In backpropagation, this rule is applied iteratively to calculate gradients at each layer of the network, starting from the output layer and moving backward through the hidden layers.


## Q9. What are some common challenges or issues that can occur during backward propagation, and how can they be addressed?

Q9. **Common Challenges or Issues in Backward Propagation:**
Some common challenges or issues during backward propagation include:

- **Vanishing Gradients:** Gradients can become very small, making it challenging for the model to learn. This is common in deep networks and can be mitigated using activation functions that do not squash gradients excessively.

- **Exploding Gradients:** Gradients can become very large, causing the model to diverge during training. Gradient clipping and normalization techniques can address this issue.

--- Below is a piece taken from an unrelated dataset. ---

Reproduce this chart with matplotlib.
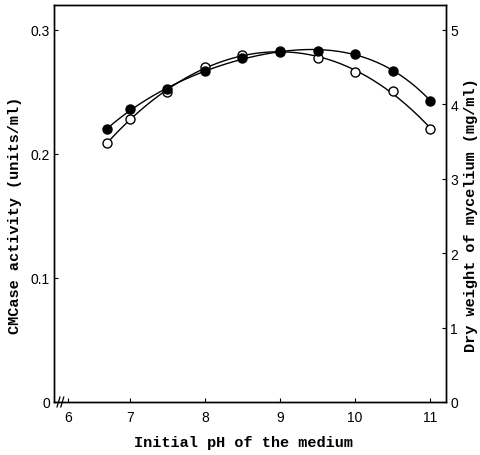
import numpy as np
import matplotlib
matplotlib.use("Agg")
import matplotlib.pyplot as plt

# Data
ph = [6.7, 7.0, 7.5, 8.0, 8.5, 9.0, 9.5, 10.0, 10.5, 11.0]
cmcase_activity = [0.209, 0.228, 0.250, 0.270, 0.280, 0.283, 0.277, 0.266, 0.251, 0.220]   # open circles (units/ml)
dry_weight = [3.67, 3.93, 4.20, 4.45, 4.62, 4.70, 4.72, 4.68, 4.45, 4.05]                  # filled circles (mg/ml)

x_ticks = [6.18, 7, 8, 9, 10, 11]
x_tick_labels = ["6", "7", "8", "9", "10", "11"]
left_ticks = [0, 0.1, 0.2, 0.3]
left_tick_labels = ["0", "0.1", "0.2", "0.3"]
right_ticks = [0, 1, 2, 3, 4, 5]
right_tick_labels = ["0", "1", "2", "3", "4", "5"]

fig = plt.figure(figsize=(4.8, 4.56), dpi=100)
ax = fig.add_axes([54/480, 1-403/456, (446-54)/480, (403-6)/456])
ax2 = ax.twinx()

ax.set_xlim(5.99, 11.21)
ax.set_ylim(0, 0.32)
ax2.set_ylim(0, 0.32 * 50 / 3)

def smooth(x, y, deg=3):
    x = np.asarray(x); y = np.asarray(y)
    c = np.polyfit(x, y, deg)
    xs = np.linspace(x.min(), x.max(), 200)
    return xs, np.polyval(c, xs)

xs, ys = smooth(ph, cmcase_activity, 4)
ax.plot(xs, ys, color="black", lw=1.0, zorder=2)
ax.plot(ph, cmcase_activity, "o", ms=6.5, mfc="white", mec="black", mew=1.0, zorder=3)

xs2, ys2 = smooth(ph, dry_weight, 4)
ax2.plot(xs2, ys2, color="black", lw=1.0, zorder=2)
ax2.plot(ph, dry_weight, "o", ms=6.5, mfc="black", mec="black", mew=1.0, zorder=3)

tick_font = {"family": "Liberation Sans", "size": 10}
ax.set_xticks(x_ticks)
ax.set_xticklabels(x_tick_labels, **tick_font)
ax.set_yticks(left_ticks)
ax.set_yticklabels(left_tick_labels, **tick_font)
ax2.set_yticks(right_ticks)
ax2.set_yticklabels(right_tick_labels, **tick_font)

ax.tick_params(axis="both", direction="in", length=3, width=0.8, pad=3)
ax.tick_params(axis="x", pad=6)
ax2.tick_params(axis="y", direction="in", length=3, width=0.8, pad=3)

for a in (ax, ax2):
    for s in a.spines.values():
        s.set_linewidth(1.0)

# axis break marks near the origin
for xb in (6.05, 6.10):
    ax.plot([xb - 0.02, xb + 0.02], [-0.004, 0.004], color="black", lw=0.9,
            clip_on=False, zorder=4)

label_font = {"family": "Liberation Mono", "weight": "bold", "size": 11}
fig.text(243/480, 1-443/456, "Initial pH of the medium",
         ha="center", va="center", **label_font)
fig.text(15/480, 1-215/456, "CMCase activity (units/ml)", rotation=90,
         ha="center", va="center", **label_font)
fig.text(471/480, 1-215/456, "Dry weight of mycelium (mg/ml)", rotation=90,
         ha="center", va="center", **label_font)

fig.savefig("out.png", dpi=100)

- **Overfitting:** Backward propagation can lead to overfitting if the model memorizes the training data. Regularization techniques, such as dropout or L2 regularization, can help prevent overfitting.

- **Learning Rate Selection:** Choosing an appropriate learning rate is crucial. Too small a learning rate can slow down convergence, while too large a learning rate can cause oscillations or divergence. Techniques like learning rate schedules and adaptive learning rates can be employed.

Addressing these challenges often involves careful tuning of hyperparameters, selecting appropriate architectures, and using regularization techniques to improve the stability and generalization of the neural network during training.